■ **What to work on**
Repeat the material exactly, leaving nothing out.

********************

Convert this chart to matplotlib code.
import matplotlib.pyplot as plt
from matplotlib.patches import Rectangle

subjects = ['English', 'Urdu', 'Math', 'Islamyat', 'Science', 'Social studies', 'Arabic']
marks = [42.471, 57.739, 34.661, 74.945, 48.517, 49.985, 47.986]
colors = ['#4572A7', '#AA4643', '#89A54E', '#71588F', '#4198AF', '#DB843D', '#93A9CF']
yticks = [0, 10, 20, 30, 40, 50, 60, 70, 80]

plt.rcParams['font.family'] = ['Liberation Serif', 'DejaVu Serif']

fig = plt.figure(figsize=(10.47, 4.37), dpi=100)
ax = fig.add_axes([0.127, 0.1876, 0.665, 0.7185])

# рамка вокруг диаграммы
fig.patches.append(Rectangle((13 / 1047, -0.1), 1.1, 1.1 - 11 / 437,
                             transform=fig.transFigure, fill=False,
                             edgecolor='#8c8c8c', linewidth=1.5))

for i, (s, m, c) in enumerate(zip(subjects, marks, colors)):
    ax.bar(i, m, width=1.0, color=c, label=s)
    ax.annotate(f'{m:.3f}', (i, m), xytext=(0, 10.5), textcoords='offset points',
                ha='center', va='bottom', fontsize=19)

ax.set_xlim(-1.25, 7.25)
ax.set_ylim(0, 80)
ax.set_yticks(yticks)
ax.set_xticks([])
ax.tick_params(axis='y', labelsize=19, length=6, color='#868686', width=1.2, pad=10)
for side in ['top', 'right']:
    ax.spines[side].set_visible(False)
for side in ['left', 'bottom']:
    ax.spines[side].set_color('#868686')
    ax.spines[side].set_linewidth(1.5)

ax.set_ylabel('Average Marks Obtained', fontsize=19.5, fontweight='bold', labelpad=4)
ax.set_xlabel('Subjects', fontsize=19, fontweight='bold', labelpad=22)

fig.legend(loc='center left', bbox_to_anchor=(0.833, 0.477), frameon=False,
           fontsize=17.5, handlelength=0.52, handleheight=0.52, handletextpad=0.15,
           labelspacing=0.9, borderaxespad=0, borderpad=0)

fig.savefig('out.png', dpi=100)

********************

■ **Solution to this exercise**
Convert this chart to matplotlib code.
import matplotlib.pyplot as plt
from matplotlib.patches import Rectangle

subjects = ['English', 'Urdu', 'Math', 'Islamyat', 'Science', 'Social studies', 'Arabic']
marks = [42.471, 57.739, 34.661, 74.945, 48.517, 49.985, 47.986]
colors = ['#4572A7', '#AA4643', '#89A54E', '#71588F', '#4198AF', '#DB843D', '#93A9CF']
yticks = [0, 10, 20, 30, 40, 50, 60, 70, 80]

plt.rcParams['font.family'] = ['Liberation Serif', 'DejaVu Serif']

fig = plt.figure(figsize=(10.47, 4.37), dpi=100)
ax = fig.add_axes([0.127, 0.1876, 0.665, 0.7185])

# рамка вокруг диаграммы
fig.patches.append(Rectangle((13 / 1047, -0.1), 1.1, 1.1 - 11 / 437,
                             transform=fig.transFigure, fill=False,
                             edgecolor='#8c8c8c', linewidth=1.5))

for i, (s, m, c) in enumerate(zip(subjects, marks, colors)):
    ax.bar(i, m, width=1.0, color=c, label=s)
    ax.annotate(f'{m:.3f}', (i, m), xytext=(0, 10.5), textcoords='offset points',
                ha='center', va='bottom', fontsize=19)

ax.set_xlim(-1.25, 7.25)
ax.set_ylim(0, 80)
ax.set_yticks(yticks)
ax.set_xticks([])
ax.tick_params(axis='y', labelsize=19, length=6, color='#868686', width=1.2, pad=10)
for side in ['top', 'right']:
    ax.spines[side].set_visible(False)
for side in ['left', 'bottom']:
    ax.spines[side].set_color('#868686')
    ax.spines[side].set_linewidth(1.5)

ax.set_ylabel('Average Marks Obtained', fontsize=19.5, fontweight='bold', labelpad=4)
ax.set_xlabel('Subjects', fontsize=19, fontweight='bold', labelpad=22)

fig.legend(loc='center left', bbox_to_anchor=(0.833, 0.477), frameon=False,
           fontsize=17.5, handlelength=0.52, handleheight=0.52, handletextpad=0.15,
           labelspacing=0.9, borderaxespad=0, borderpad=0)

fig.savefig('out.png', dpi=100)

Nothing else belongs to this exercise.